In the copy, keep every record exact and leave out all images.

## begin Provided data

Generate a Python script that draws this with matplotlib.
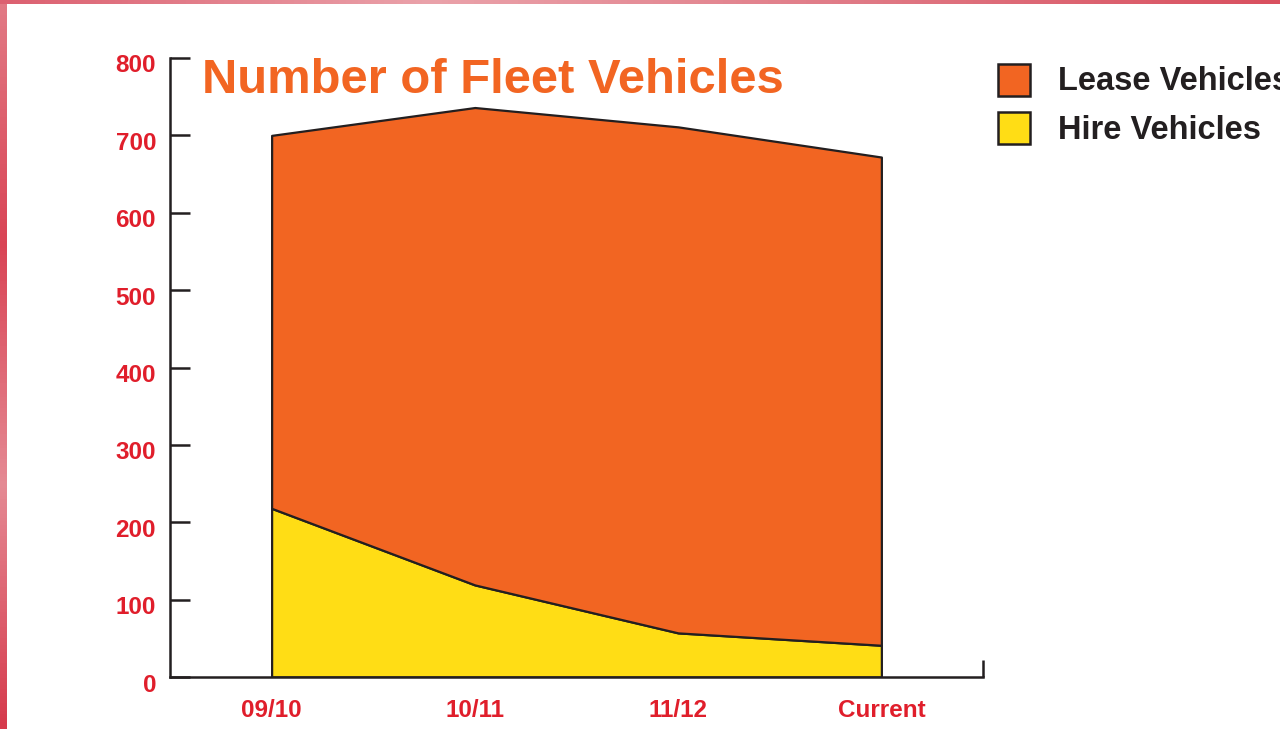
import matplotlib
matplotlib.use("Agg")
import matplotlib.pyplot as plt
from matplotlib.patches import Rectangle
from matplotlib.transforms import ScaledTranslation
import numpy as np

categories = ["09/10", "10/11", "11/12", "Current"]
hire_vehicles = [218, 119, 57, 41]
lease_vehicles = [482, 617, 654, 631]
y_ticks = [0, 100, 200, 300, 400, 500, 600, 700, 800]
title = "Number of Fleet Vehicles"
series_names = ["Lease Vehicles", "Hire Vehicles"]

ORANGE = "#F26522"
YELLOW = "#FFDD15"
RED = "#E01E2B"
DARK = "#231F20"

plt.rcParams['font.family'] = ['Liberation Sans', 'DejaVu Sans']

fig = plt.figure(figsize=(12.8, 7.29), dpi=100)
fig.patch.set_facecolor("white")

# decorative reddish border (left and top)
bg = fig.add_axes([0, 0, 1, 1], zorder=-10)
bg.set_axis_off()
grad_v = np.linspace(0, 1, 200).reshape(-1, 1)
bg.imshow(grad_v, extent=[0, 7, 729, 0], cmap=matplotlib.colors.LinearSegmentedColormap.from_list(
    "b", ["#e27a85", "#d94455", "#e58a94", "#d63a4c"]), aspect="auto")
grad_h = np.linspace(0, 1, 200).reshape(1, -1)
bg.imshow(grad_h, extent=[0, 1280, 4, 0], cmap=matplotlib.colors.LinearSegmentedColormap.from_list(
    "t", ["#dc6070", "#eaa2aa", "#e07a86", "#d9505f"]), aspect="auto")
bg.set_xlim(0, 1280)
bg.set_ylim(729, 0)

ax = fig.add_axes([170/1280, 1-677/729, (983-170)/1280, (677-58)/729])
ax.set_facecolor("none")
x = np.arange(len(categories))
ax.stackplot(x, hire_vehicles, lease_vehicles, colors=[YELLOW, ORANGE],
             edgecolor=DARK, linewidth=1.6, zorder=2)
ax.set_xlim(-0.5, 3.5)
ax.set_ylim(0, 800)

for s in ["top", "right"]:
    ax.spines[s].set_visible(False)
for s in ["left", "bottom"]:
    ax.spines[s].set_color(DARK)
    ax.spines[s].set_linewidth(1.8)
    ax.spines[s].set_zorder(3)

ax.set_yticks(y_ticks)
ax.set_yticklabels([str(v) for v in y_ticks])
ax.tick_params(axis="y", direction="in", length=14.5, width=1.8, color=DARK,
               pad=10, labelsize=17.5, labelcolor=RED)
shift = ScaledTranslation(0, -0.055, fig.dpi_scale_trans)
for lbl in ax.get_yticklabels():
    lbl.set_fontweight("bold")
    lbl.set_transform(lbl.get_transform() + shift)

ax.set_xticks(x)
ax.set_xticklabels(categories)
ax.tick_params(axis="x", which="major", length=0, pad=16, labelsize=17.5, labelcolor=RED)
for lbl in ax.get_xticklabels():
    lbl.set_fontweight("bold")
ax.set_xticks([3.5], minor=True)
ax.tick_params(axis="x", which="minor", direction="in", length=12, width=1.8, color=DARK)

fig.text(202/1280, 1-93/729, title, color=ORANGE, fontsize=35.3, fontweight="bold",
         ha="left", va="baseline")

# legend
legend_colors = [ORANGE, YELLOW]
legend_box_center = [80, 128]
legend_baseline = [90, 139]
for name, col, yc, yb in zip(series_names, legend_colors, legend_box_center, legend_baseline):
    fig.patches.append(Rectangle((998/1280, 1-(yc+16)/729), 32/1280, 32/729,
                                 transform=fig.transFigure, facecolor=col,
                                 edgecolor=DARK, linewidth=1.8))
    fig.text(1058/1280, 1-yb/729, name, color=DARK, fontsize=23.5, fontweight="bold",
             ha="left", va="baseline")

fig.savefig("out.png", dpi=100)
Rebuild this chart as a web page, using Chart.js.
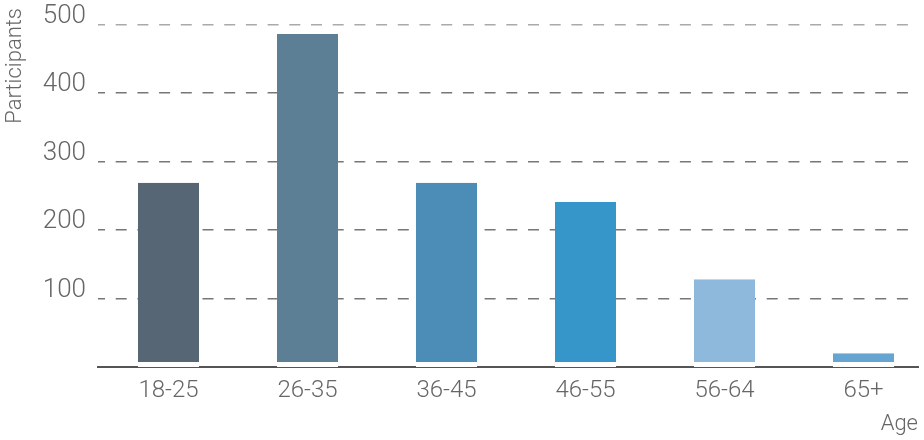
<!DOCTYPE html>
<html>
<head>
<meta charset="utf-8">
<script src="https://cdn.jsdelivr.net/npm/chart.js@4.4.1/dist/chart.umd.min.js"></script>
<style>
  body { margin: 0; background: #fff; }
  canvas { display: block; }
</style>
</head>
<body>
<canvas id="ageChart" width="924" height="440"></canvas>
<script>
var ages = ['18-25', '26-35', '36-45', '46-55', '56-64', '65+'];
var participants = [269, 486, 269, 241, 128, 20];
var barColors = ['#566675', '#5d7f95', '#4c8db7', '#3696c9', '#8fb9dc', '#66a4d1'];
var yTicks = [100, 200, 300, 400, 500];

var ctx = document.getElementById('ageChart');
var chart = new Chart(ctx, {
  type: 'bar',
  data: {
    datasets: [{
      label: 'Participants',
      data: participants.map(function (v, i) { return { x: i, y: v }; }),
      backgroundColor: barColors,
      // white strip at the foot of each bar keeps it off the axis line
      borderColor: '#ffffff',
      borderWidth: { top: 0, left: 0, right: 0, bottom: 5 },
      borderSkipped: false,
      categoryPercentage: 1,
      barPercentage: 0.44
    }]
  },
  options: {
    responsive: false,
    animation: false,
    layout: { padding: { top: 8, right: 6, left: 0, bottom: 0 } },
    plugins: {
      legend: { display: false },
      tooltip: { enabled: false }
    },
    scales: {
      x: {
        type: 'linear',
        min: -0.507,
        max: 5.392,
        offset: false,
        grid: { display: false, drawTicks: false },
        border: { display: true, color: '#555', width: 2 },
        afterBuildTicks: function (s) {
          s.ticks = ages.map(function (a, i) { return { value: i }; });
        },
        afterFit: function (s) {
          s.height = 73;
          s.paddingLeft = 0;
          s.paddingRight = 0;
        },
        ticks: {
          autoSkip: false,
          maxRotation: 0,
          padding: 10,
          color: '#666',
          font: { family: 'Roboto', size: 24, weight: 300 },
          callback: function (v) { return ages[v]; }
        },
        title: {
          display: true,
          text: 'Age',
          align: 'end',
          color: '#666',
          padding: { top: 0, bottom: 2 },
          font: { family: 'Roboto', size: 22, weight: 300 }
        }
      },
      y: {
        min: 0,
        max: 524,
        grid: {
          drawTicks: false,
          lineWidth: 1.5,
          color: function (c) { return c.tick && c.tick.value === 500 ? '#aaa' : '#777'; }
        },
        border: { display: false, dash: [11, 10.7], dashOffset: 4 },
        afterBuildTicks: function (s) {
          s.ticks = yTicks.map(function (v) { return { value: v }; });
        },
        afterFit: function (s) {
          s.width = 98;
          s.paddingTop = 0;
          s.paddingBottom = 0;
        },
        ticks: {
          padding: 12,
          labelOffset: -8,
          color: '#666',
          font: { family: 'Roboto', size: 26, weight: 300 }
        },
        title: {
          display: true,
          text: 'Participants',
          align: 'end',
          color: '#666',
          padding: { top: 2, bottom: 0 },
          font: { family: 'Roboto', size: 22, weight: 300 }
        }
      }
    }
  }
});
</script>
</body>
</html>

## end Provided data

(In response)
Generate a Python script that draws this with matplotlib.
import matplotlib
matplotlib.use("Agg")
import matplotlib.pyplot as plt
from matplotlib.patches import Rectangle
from matplotlib.transforms import ScaledTranslation
import numpy as np

categories = ["09/10", "10/11", "11/12", "Current"]
hire_vehicles = [218, 119, 57, 41]
lease_vehicles = [482, 617, 654, 631]
y_ticks = [0, 100, 200, 300, 400, 500, 600, 700, 800]
title = "Number of Fleet Vehicles"
series_names = ["Lease Vehicles", "Hire Vehicles"]

ORANGE = "#F26522"
YELLOW = "#FFDD15"
RED = "#E01E2B"
DARK = "#231F20"

plt.rcParams['font.family'] = ['Liberation Sans', 'DejaVu Sans']

fig = plt.figure(figsize=(12.8, 7.29), dpi=100)
fig.patch.set_facecolor("white")

# decorative reddish border (left and top)
bg = fig.add_axes([0, 0, 1, 1], zorder=-10)
bg.set_axis_off()
grad_v = np.linspace(0, 1, 200).reshape(-1, 1)
bg.imshow(grad_v, extent=[0, 7, 729, 0], cmap=matplotlib.colors.LinearSegmentedColormap.from_list(
    "b", ["#e27a85", "#d94455", "#e58a94", "#d63a4c"]), aspect="auto")
grad_h = np.linspace(0, 1, 200).reshape(1, -1)
bg.imshow(grad_h, extent=[0, 1280, 4, 0], cmap=matplotlib.colors.LinearSegmentedColormap.from_list(
    "t", ["#dc6070", "#eaa2aa", "#e07a86", "#d9505f"]), aspect="auto")
bg.set_xlim(0, 1280)
bg.set_ylim(729, 0)

ax = fig.add_axes([170/1280, 1-677/729, (983-170)/1280, (677-58)/729])
ax.set_facecolor("none")
x = np.arange(len(categories))
ax.stackplot(x, hire_vehicles, lease_vehicles, colors=[YELLOW, ORANGE],
             edgecolor=DARK, linewidth=1.6, zorder=2)
ax.set_xlim(-0.5, 3.5)
ax.set_ylim(0, 800)

for s in ["top", "right"]:
    ax.spines[s].set_visible(False)
for s in ["left", "bottom"]:
    ax.spines[s].set_color(DARK)
    ax.spines[s].set_linewidth(1.8)
    ax.spines[s].set_zorder(3)

ax.set_yticks(y_ticks)
ax.set_yticklabels([str(v) for v in y_ticks])
ax.tick_params(axis="y", direction="in", length=14.5, width=1.8, color=DARK,
               pad=10, labelsize=17.5, labelcolor=RED)
shift = ScaledTranslation(0, -0.055, fig.dpi_scale_trans)
for lbl in ax.get_yticklabels():
    lbl.set_fontweight("bold")
    lbl.set_transform(lbl.get_transform() + shift)

ax.set_xticks(x)
ax.set_xticklabels(categories)
ax.tick_params(axis="x", which="major", length=0, pad=16, labelsize=17.5, labelcolor=RED)
for lbl in ax.get_xticklabels():
    lbl.set_fontweight("bold")
ax.set_xticks([3.5], minor=True)
ax.tick_params(axis="x", which="minor", direction="in", length=12, width=1.8, color=DARK)

fig.text(202/1280, 1-93/729, title, color=ORANGE, fontsize=35.3, fontweight="bold",
         ha="left", va="baseline")

# legend
legend_colors = [ORANGE, YELLOW]
legend_box_center = [80, 128]
legend_baseline = [90, 139]
for name, col, yc, yb in zip(series_names, legend_colors, legend_box_center, legend_baseline):
    fig.patches.append(Rectangle((998/1280, 1-(yc+16)/729), 32/1280, 32/729,
                                 transform=fig.transFigure, facecolor=col,
                                 edgecolor=DARK, linewidth=1.8))
    fig.text(1058/1280, 1-yb/729, name, color=DARK, fontsize=23.5, fontweight="bold",
             ha="left", va="baseline")

fig.savefig("out.png", dpi=100)
Rebuild this chart as a web page, using Chart.js.
<!DOCTYPE html>
<html>
<head>
<meta charset="utf-8">
<script src="https://cdn.jsdelivr.net/npm/chart.js@4.4.1/dist/chart.umd.min.js"></script>
<style>
  body { margin: 0; background: #fff; }
  canvas { display: block; }
</style>
</head>
<body>
<canvas id="ageChart" width="924" height="440"></canvas>
<script>
var ages = ['18-25', '26-35', '36-45', '46-55', '56-64', '65+'];
var participants = [269, 486, 269, 241, 128, 20];
var barColors = ['#566675', '#5d7f95', '#4c8db7', '#3696c9', '#8fb9dc', '#66a4d1'];
var yTicks = [100, 200, 300, 400, 500];

var ctx = document.getElementById('ageChart');
var chart = new Chart(ctx, {
  type: 'bar',
  data: {
    datasets: [{
      label: 'Participants',
      data: participants.map(function (v, i) { return { x: i, y: v }; }),
      backgroundColor: barColors,
      // white strip at the foot of each bar keeps it off the axis line
      borderColor: '#ffffff',
      borderWidth: { top: 0, left: 0, right: 0, bottom: 5 },
      borderSkipped: false,
      categoryPercentage: 1,
      barPercentage: 0.44
    }]
  },
  options: {
    responsive: false,
    animation: false,
    layout: { padding: { top: 8, right: 6, left: 0, bottom: 0 } },
    plugins: {
      legend: { display: false },
      tooltip: { enabled: false }
    },
    scales: {
      x: {
        type: 'linear',
        min: -0.507,
        max: 5.392,
        offset: false,
        grid: { display: false, drawTicks: false },
        border: { display: true, color: '#555', width: 2 },
        afterBuildTicks: function (s) {
          s.ticks = ages.map(function (a, i) { return { value: i }; });
        },
        afterFit: function (s) {
          s.height = 73;
          s.paddingLeft = 0;
          s.paddingRight = 0;
        },
        ticks: {
          autoSkip: false,
          maxRotation: 0,
          padding: 10,
          color: '#666',
          font: { family: 'Roboto', size: 24, weight: 300 },
          callback: function (v) { return ages[v]; }
        },
        title: {
          display: true,
          text: 'Age',
          align: 'end',
          color: '#666',
          padding: { top: 0, bottom: 2 },
          font: { family: 'Roboto', size: 22, weight: 300 }
        }
      },
      y: {
        min: 0,
        max: 524,
        grid: {
          drawTicks: false,
          lineWidth: 1.5,
          color: function (c) { return c.tick && c.tick.value === 500 ? '#aaa' : '#777'; }
        },
        border: { display: false, dash: [11, 10.7], dashOffset: 4 },
        afterBuildTicks: function (s) {
          s.ticks = yTicks.map(function (v) { return { value: v }; });
        },
        afterFit: function (s) {
          s.width = 98;
          s.paddingTop = 0;
          s.paddingBottom = 0;
        },
        ticks: {
          padding: 12,
          labelOffset: -8,
          color: '#666',
          font: { family: 'Roboto', size: 26, weight: 300 }
        },
        title: {
          display: true,
          text: 'Participants',
          align: 'end',
          color: '#666',
          padding: { top: 2, bottom: 0 },
          font: { family: 'Roboto', size: 22, weight: 300 }
        }
      }
    }
  }
});
</script>
</body>
</html>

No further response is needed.